Il negozio indicato dalla gente come “Consorzio” si è adeguato ai tempi trattando nuovi prodotti accanto ai tradizionali e abbandonandone altri ma ha saputo mantenere la sua originaria fisionomia. Ancora oggi accostati alla parete di fronte al banco di vendita sono allineati sacchi di riso di diverse cultivar, semola, farine “zero” e “doppio zero”, polenta bramata e fioretto, …..; alla parete destra al posto dei sacchi di sementi e granaglie di un tempo sono allineati sacchi di legumi secchi dai piselli ai ceci, dai fagioli rossi alle fagiolane, mentre dalla parte opposta i sacchi di grano, granone, crusca, cruschello, biada, …. hanno ceduto il posto a prodotti preconfezionati, dalla pasta ai detersivi, dagli alimenti per cani e gatti alle scope. Anche la scaffalatura alle spalle del banco di vendita è occupata da prodotti parzialmente diversi da quelli di ieri.

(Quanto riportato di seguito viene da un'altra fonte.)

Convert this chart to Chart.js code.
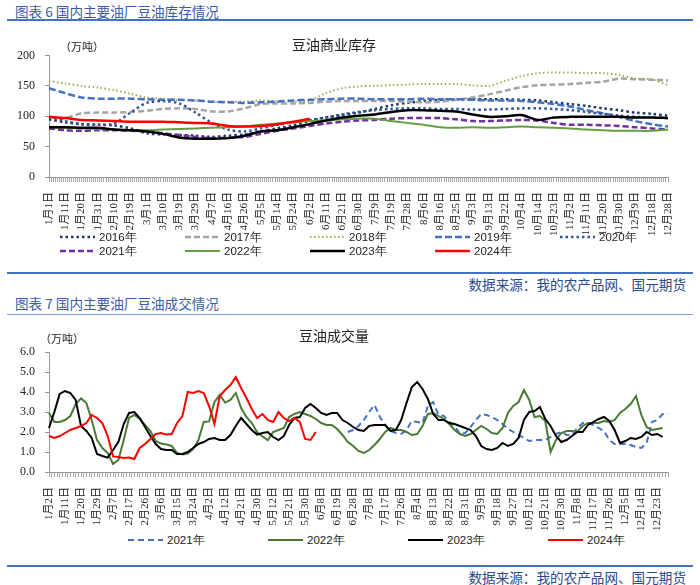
<!DOCTYPE html>
<html>
<head>
<meta charset="utf-8">
<script src="https://cdn.jsdelivr.net/npm/chart.js@4.4.1/dist/chart.umd.min.js"></script>
<style>
  body { margin:0; background:#fff; width:700px; height:585px; position:relative; overflow:hidden; font-family:"Noto Sans CJK SC", sans-serif; }
  .head { position:absolute; left:15px; font-size:13.6px; line-height:16px; color:#3b5ca6; }
  .rule { position:absolute; left:7px; width:686px; background:#4472c4; }
  .src { position:absolute; right:14px; font-size:13.6px; line-height:16px; color:#2b4a8b; }
  .unit { position:absolute; font-size:11px; line-height:14px; color:#222; }
  .box { position:absolute; left:0; width:700px; }
  .legend { position:absolute; display:flex; flex-wrap:wrap; font-family:"Liberation Sans", sans-serif; font-size:11.5px; color:#222; }
  .legend .item { display:flex; align-items:center; height:14px; }
  .legend svg { margin-right:4px; }
  #legend1 .item { width:125px; }
  #legend2 .item { width:140px; }
</style>
</head>
<body>
<div class="head" style="top:3px">图表 6 国内主要油厂豆油库存情况</div>
<div class="rule" style="top:19px;height:2px"></div>
<div class="box" style="top:22px;height:215px"><canvas id="stockChart" width="700" height="215"></canvas></div>
<div class="unit" style="left:60px;top:39px">（万吨）</div>
<div class="legend" id="legend1" style="left:60px;top:230px;width:625px"></div>
<div class="rule" style="top:272px;height:2px"></div>
<div class="src" style="top:276px">数据来源：我的农产品网、国元期货</div>

<div class="head" style="top:295px">图表 7 国内主要油厂豆油成交情况</div>
<div class="rule" style="top:314px;height:1px;background:#7f9fd0"></div>
<div class="box" style="top:318px;height:214px"><canvas id="dealChart" width="700" height="214"></canvas></div>
<div class="unit" style="left:40px;top:331px">（万吨）</div>
<div class="legend" id="legend2" style="left:128px;top:533px;width:560px"></div>
<div class="rule" style="top:565px;height:2px"></div>
<div class="src" style="top:569px">数据来源：我的农产品网、国元期货</div>

<script>
// 豆油商业库存 (万吨)
const stockDates = ['1月1日','1月11日','1月20日','1月31日','2月10日','2月19日','3月1日','3月10日','3月19日','3月29日','4月7日','4月16日','4月26日','5月5日','5月14日','5月24日','6月2日','6月11日','6月21日','6月30日','7月9日','7月19日','7月28日','8月6日','8月16日','8月25日','9月3日','9月13日','9月22日','10月4日','10月14日','10月23日','11月2日','11月11日','11月20日','11月30日','12月9日','12月18日','12月28日'];
const stock2016 = [95,90,87,86,85,80,72,70,69,68,66,68,70,75,80,85,92,98,102,106,112,118,122,125,127,128,128,128,128,127,126,123,120,117,113,110,106,104,101];
const stock2017 = [99,97,105,106,106,107,109,112,113,112,108,108,113,120,121,121,122,124,125,125,125,125,124,123,124,127,131,136,142,148,151,152,153,155,157,162,161,160,159];
const stock2018 = [158,154,150,147,143,137,131,129,127,126,124,124,124,126,125,124,126,138,146,149,150,151,152,153,153,153,151,150,158,166,171,172,172,171,171,168,162,161,151];
const stock2019 = [146,138,131,129,129,129,128,127,127,126,124,123,122,123,124,126,127,128,129,129,128,128,128,129,128,128,127,126,126,125,123,120,116,110,105,99,92,87,83];
const stock2020 = [99,92,87,86,88,106,122,125,121,106,89,78,75,80,86,90,94,98,103,107,110,112,113,113,112,112,111,111,112,113,113,112,110,107,104,101,99,98,97];
const stock2021 = [80,77,76,77,77,76,75,72,69,66,64,65,66,71,76,80,84,88,91,93,94,96,97,97,97,95,92,92,93,94,93,89,86,86,85,84,82,80,78];
const stock2022 = [82,81,80,79,78,77,77,78,79,80,81,82,83,86,88,90,92,93,95,96,96,92,89,86,82,81,82,81,82,83,82,81,80,78,77,76,76,76,78];
const stock2023 = [82,82,81,81,78,77,75,71,65,63,63,64,68,75,77,82,87,93,98,101,103,107,110,110,109,108,103,99,100,102,94,98,99,99,99,99,98,98,97];
const stock2024 = [99,97,94,93,92,91,91,91,90,89,88,84,83,84,87,91,96];

// 豆油成交量 (万吨), three points per date label
const dealDates = ['1月2日','1月11日','1月20日','1月29日','2月7日','2月17日','2月26日','3月6日','3月15日','3月24日','4月2日','4月12日','4月21日','4月30日','5月12日','5月21日','5月30日','6月8日','6月19日','6月28日','7月8日','7月17日','7月26日','8月4日','8月13日','8月22日','8月31日','9月9日','9月18日','9月27日','10月12日','10月21日','10月30日','11月8日','11月17日','11月26日','12月5日','12月14日','12月23日'];
const deal2021 = [null,null,null,null,null,null,null,null,null,null,null,null,null,null,null,null,null,null,null,null,
  null,null,null,null,null,null,null,null,null,null,null,null,null,null,null,null,null,null,null,null,
  null,null,null,null,null,null,null,null,null,null,null,null,null,null,null,null,
  2.0,2.1,2.3,2.6,3.0,3.35,2.75,2.35,2.05,1.95,1.9,2.1,2.55,2.5,2.45,3.3,3.5,2.85,2.8,2.5,
  2.3,1.9,1.95,2.25,2.6,2.9,2.85,2.75,2.6,2.4,2.15,2.0,1.85,1.7,1.55,1.6,1.6,1.6,1.75,1.9,
  2.0,1.85,1.85,2.2,2.45,2.45,2.35,2.2,2.05,1.6,1.4,1.4,1.4,1.35,1.25,1.2,1.45,2.5,2.6,2.9,2.9];
const deal2022 = [2.95,2.5,2.5,2.6,2.8,3.4,3.68,3.45,2.6,1.6,1.2,0.95,0.4,0.6,1.6,2.7,2.85,2.65,2.35,2.05,
  1.55,1.42,1.37,1.3,0.95,0.88,0.92,1.15,1.6,2.5,2.53,3.5,3.85,3.47,3.6,3.95,3.2,2.75,2.45,2.0,
  1.78,1.6,2.0,2.1,2.2,2.75,2.9,3.0,2.9,2.8,2.65,2.45,2.35,2.35,2.15,1.85,1.5,1.3,1.05,0.95,
  1.1,1.35,1.65,2.0,2.2,2.1,2.1,2.0,1.85,1.9,2.3,2.9,2.95,2.8,2.65,2.4,2.1,1.9,1.8,1.9,
  2.1,2.3,2.15,1.95,1.9,2.2,2.95,3.3,3.5,4.1,3.6,2.75,2.8,2.55,1.0,1.6,1.95,2.05,2.05,2.0,
  2.3,2.45,2.45,2.45,2.55,2.5,2.6,2.95,3.15,3.4,3.8,2.85,2.25,2.1,2.15,2.2,null];
const deal2023 = [2.2,3.0,3.9,4.05,3.95,3.6,2.3,2.05,1.7,0.9,0.8,0.72,1.1,1.5,2.4,2.95,3.0,2.7,2.25,1.8,
  1.4,1.15,1.1,1.1,0.9,0.9,1.0,1.2,1.4,1.5,1.65,1.7,1.6,1.6,1.85,2.3,2.7,2.4,2.1,1.87,
  1.95,2.0,1.75,1.6,1.8,2.35,2.7,2.75,3.2,3.4,3.2,2.95,2.85,2.95,2.95,2.6,2.45,2.25,2.1,2.05,
  2.3,2.35,2.35,2.35,2.05,2.1,2.6,3.45,4.25,4.5,4.15,3.65,2.9,2.6,2.6,2.45,2.4,2.3,2.2,2.1,
  1.8,1.3,1.15,1.1,1.2,1.45,1.3,1.4,1.7,2.6,3.0,3.05,3.25,2.65,2.3,1.8,1.5,1.6,1.8,2.0,
  2.0,2.35,2.5,2.65,2.75,2.55,2.1,1.45,1.55,1.7,1.65,1.75,2.0,1.85,1.9,1.75,null];
const deal2024 = [1.8,1.7,1.8,1.95,2.1,2.2,2.3,2.45,2.85,2.7,2.45,1.8,0.78,0.75,0.7,0.72,0.65,1.2,1.4,1.65,
  1.9,1.95,1.87,1.9,2.45,2.8,4.0,3.95,4.05,3.95,3.3,2.4,3.8,4.1,4.35,4.75,4.2,3.7,3.15,2.7,
  2.9,2.6,2.5,3.0,2.7,2.55,2.7,2.5,1.65,1.6,2.0];

const dealLabels = deal2022.map((_, i) => i % 3 === 0 ? (dealDates[i / 3] || '') : '');

const serif = "'Liberation Serif', 'Noto Sans CJK SC', serif";

function line(label, data, color, width, dash, order, tension) {
  return { label, data, borderColor: color, backgroundColor: color, borderWidth: width,
    borderDash: dash, pointRadius: 0, fill: false, tension: tension, order: order };
}

function axes(labelCount, yMax, yStep, fmt, denseStep) {
  return {
    x: {
      weight: 1,
      ticks: { autoSkip: false, minRotation: 90, maxRotation: 90, padding: 2, color: '#222',
               font: { family: serif, size: 11 } },
      grid: { display: false }, border: { display: false },
      afterFit(s) { s.height = 55; }
    },
    xd: {
      type: 'linear', position: 'bottom', weight: 0, min: 0, max: labelCount - 1,
      ticks: { display: false, stepSize: denseStep },
      grid: { drawOnChartArea: false, tickLength: 5, color: '#a6a6a6' },
      border: { color: '#999' }
    },
    y: {
      min: 0, max: yMax,
      ticks: { stepSize: yStep, padding: 10, color: '#222', font: { family: serif, size: 12 }, callback: fmt },
      grid: { drawOnChartArea: false, tickLength: 4, color: '#999' },
      border: { color: '#999' },
      afterFit(s) { s.width = 49; }
    }
  };
}

function titleOpts(text, top, bottom) {
  return { display: true, text: text, color: '#222',
    font: { family: "'Noto Sans CJK SC'", size: 14, weight: 'normal' },
    padding: { top: top, bottom: bottom } };
}

const stockChart = new Chart(document.getElementById('stockChart'), {
  type: 'line',
  data: {
    labels: stockDates,
    datasets: [
      line('2016年', stock2016, '#203864', 2.5, [2.5, 3], 10, 0.3),
      line('2017年', stock2017, '#a5a5a5', 2.5, [6, 3], 9, 0.3),
      line('2018年', stock2018, '#a8a85a', 2, [1.5, 2.5], 8, 0.3),
      line('2019年', stock2019, '#4472c4', 2.5, [7, 3], 7, 0.3),
      line('2020年', stock2020, '#2f5597', 2.5, [2.5, 3], 6, 0.3),
      line('2021年', stock2021, '#7030a0', 2.5, [6, 3], 5, 0.3),
      line('2022年', stock2022, '#62a043', 2, [], 4, 0.3),
      line('2023年', stock2023, '#000000', 2.5, [], 3, 0.3),
      line('2024年', stock2024, '#ff0000', 2.5, [], 2, 0.3)
    ]
  },
  options: {
    responsive: false, animation: false,
    layout: { padding: { left: 0, right: 32, top: 0, bottom: 0 } },
    plugins: { legend: { display: false }, tooltip: { enabled: false },
      title: titleOpts('豆油商业库存', 14.6, 2.1) },
    scales: axes(stockDates.length, 200, 50, v => v, 0.125)
  }
});

const dealChart = new Chart(document.getElementById('dealChart'), {
  type: 'line',
  data: {
    labels: dealLabels,
    datasets: [
      line('2021年', deal2021, '#4472c4', 2, [6, 4], 5, 0),
      line('2022年', deal2022, '#4a7a36', 2, [], 4, 0),
      line('2023年', deal2023, '#000000', 2, [], 3, 0),
      line('2024年', deal2024, '#ff0000', 2, [], 2, 0)
    ]
  },
  options: {
    responsive: false, animation: false,
    layout: { padding: { left: 0, right: 32, top: 0, bottom: 0 } },
    plugins: { legend: { display: false }, tooltip: { enabled: false },
      title: titleOpts('豆油成交量', 9.6, 7.6) },
    scales: axes(dealLabels.length, 6, 1, v => v.toFixed(1), 0.5)
  }
});

// legend built from the datasets
function drawLegend(id, chart) {
  const box = document.getElementById(id);
  chart.data.datasets.forEach(ds => {
    const item = document.createElement('span');
    item.className = 'item';
    const dash = ds.borderDash && ds.borderDash.length ? ds.borderDash.join(' ') : 'none';
    item.innerHTML = `<svg width="35" height="6"><line x1="0" y1="3" x2="35" y2="3" stroke="${ds.borderColor}" stroke-width="${ds.borderWidth}" stroke-dasharray="${dash}"/></svg><span>${ds.label}</span>`;
    box.appendChild(item);
  });
}
drawLegend('legend1', stockChart);
drawLegend('legend2', dealChart);
</script>
</body>
</html>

Forse soltanto i panetti del sapone da bucato ben ammonticchiati a mo’ di piramide occupano il posto di un tempo.
Certo, oggi, come rivela una vecchia fotografia gelosamente custodita dalla proprietaria, mancano le macchine per il verderame allineate sull’ultimo piano della scaffalatura e le bollette da pagare infilzate su un chiodo piantato in un montante, sul banco mancano le due bilance a piatto delle quali quella destinata alla pesatura delle sementi con i suoi piccoli e lucidi pesi in ottone, dai 10 grammi al chilo, era una gioia il solo guardarla!
Ma, nonostante tali mancanze, varcare la soglia della stretta porta è sempre un piacere per le sensazioni di vicinanza a un mondo contadino ormai perduto, almeno a Spotorno, e per i ricordi sopiti che tornano a galla nei meno giovani. Riemerge la visione di quando si comprava farina o altro nella giusta quantità prevista per una certa ricetta e di come la quantità prelevata, con un vigoroso e sicuro movimento della “sassua” (paletta in metallo usata ancora oggi e ben visibile sul banco), corrispondesse spesso alla richiesta con precisione al grammo, e poi fasciata nella grigia carta “strassa” o “grisetta” oppure nella azzurrina carta da “succo” con uno stretto intreccio fatto da sapiente e velocissimo movimento delle dita che faceva sembrare il pacchetto come contornato da una ghirlanda.
Ancora oggi una pila di carta simile a quella di un tempo è sul banco di vendita, ma l’utilizzo quasi generalizzato dei più funzionali sacchetti di nylon ha cancellato la poesia di quei pacchi e tuttavia, indipendentemente dall’avere o meno dei ricordi, l’entrare nel negozio del “Consorzio”, osservarne i prodotti che occhieggiano dai sacchi aperti e percepirne i deboli profumi, suscita sempre sensazioni di curiosità mista al desiderio di conoscere saperi e sapori di un tempo.